The whole planning process for developments has become more stringent of late too, not in respect of where the houses are actually built, which is another argument altogether, but certainly in respect of prior monitoring for endangered species or fauna and their preservation if found. Interestingly the onus of these decisions is now made on a more local level, meaning that local people are more likely to become involved and potentially highlight any plants or species in the area which could need protecting.
In addition, the trend towards timber frames is making a return, to be fair it came about the first time around due to lack of options, i.e. back when windows and doors were first put in wood was the only suitable material available. Since then we have had a trend towards aluminium back in the 70′s, then the UPVC revolution, but more recently people seem to be keen to return to the aesthetic appeal and practical insulation properties of wooden frames, with many companies offering these as their main products.
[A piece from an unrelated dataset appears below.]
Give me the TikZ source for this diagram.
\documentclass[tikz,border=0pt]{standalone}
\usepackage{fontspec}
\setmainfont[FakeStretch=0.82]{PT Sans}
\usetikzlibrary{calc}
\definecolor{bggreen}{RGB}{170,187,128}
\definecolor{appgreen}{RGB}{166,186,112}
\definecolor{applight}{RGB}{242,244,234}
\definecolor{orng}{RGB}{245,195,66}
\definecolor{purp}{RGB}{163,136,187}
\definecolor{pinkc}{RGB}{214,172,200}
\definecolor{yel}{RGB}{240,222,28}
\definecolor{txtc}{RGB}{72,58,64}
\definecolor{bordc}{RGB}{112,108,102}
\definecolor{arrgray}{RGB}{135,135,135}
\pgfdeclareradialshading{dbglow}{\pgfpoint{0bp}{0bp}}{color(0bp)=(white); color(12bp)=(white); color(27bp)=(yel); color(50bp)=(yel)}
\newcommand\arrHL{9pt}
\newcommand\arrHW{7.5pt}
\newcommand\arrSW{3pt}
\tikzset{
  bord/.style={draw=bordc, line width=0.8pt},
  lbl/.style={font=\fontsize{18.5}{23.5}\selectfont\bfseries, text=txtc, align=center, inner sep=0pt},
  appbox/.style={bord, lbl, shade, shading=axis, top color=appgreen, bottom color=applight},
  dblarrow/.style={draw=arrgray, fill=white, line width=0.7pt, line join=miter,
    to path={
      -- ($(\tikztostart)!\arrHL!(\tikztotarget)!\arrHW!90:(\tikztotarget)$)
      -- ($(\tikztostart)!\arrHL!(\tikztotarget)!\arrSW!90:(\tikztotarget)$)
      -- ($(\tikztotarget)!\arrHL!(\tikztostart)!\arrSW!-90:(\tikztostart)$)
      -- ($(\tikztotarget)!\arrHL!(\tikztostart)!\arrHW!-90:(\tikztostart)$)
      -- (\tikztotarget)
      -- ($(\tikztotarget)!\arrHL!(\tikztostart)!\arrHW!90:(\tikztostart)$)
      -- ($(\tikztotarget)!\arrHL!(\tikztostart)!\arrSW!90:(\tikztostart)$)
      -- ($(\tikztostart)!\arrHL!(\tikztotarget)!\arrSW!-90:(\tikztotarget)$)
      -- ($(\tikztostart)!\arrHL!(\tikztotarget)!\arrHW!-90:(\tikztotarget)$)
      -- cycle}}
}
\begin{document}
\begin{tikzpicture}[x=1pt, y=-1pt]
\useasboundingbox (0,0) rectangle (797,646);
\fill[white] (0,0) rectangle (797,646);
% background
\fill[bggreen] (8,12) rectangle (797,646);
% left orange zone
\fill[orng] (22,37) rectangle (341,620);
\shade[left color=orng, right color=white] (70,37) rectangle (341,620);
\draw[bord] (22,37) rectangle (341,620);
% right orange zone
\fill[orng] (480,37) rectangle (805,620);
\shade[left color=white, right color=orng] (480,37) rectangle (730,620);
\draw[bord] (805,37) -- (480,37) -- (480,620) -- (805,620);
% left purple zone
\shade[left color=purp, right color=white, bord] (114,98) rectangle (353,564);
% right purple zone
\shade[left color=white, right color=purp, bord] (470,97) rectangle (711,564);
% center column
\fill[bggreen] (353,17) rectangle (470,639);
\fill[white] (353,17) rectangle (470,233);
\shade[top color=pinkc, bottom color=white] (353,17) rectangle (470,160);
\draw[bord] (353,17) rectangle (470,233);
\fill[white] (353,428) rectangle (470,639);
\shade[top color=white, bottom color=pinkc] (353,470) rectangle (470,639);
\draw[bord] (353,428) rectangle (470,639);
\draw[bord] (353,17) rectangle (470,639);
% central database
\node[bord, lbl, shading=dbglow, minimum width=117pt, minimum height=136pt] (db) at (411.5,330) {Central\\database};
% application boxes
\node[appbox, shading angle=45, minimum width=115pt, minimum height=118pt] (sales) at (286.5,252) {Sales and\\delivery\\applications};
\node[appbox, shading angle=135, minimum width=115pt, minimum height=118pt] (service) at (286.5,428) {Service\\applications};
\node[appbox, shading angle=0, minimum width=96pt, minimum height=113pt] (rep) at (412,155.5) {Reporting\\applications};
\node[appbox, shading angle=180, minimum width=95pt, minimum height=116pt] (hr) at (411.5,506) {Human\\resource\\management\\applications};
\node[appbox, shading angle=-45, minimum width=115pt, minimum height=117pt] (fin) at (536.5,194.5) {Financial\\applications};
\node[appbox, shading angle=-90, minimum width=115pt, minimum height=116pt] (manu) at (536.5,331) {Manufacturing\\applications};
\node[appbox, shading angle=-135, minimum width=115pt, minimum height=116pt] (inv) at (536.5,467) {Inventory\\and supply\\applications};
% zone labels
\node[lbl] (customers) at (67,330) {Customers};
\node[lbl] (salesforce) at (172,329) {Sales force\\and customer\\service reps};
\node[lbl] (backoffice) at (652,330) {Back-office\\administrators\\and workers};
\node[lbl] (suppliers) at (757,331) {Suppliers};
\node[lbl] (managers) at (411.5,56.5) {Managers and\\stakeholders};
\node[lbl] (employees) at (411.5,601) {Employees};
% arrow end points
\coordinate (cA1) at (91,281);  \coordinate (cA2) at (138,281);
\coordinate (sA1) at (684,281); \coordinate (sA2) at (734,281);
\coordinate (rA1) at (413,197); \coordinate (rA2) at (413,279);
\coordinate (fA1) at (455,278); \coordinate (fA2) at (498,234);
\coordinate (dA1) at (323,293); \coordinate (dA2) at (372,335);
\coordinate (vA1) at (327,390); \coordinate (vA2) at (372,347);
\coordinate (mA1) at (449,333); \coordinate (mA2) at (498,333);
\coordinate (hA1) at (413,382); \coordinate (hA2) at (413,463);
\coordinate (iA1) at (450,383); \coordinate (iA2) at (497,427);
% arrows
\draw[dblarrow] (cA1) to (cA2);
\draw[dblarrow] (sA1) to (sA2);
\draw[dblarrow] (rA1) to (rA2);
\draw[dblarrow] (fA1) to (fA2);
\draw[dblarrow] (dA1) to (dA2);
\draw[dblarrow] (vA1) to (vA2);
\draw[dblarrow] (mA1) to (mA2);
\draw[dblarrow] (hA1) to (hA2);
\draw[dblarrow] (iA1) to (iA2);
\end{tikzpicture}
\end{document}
Obviously wood is only an ecologically viable option if it’s suitably sourced and the stocks maintained, but the bigger picture of planting forests (albeit those which will later be cut down and replaced again) can only be a good thing for our planet.
Something rarely considered by home owners is water leaks, well, that is until you experience one of course! but something which is being fitted to many commercial buildings and tower blocks is a water monitoring system which can detect a leak and prevent less obvious leaks becoming a big problem. I would imagine this kind of technology was developed by the water utilities companies for tracking how much water is lost through the network every year, although based on the latest statistics of water loss it’s said to be a quater of everything which runs through their pipes, so if indeeed it is monitored that closely they must seldom be taken any notice of and even less frequently acted upon! It seems that leak detecting systems are relatively cheap in comparison to the damage a serious leak can cause, both above or below ground, so perhaps in the future they will become much more commonplace. I do find it somewhat ironic that water bills are steadily rising while 25% of water is lost through leaks, it’s also rather shocking that water conservation is not given a much higher priority in a world where drought is becoming ever more commonplace worldwide, and even here in the UK we suffer from hosepipe bans every couple of years. Perhaps adequate leak detection and maintenance would resolve the problem?
My personal favorite green issue in construction is actually a much broader topic, it being the overall energy performance of buildings, as these are gradually being tightened, so all industries involved in and supplying to the construction industry must improve their offerings. If these regulations could be taken to a high enough level so all new buildings would be more efficient for the homeowners and friendlier to our planet long term.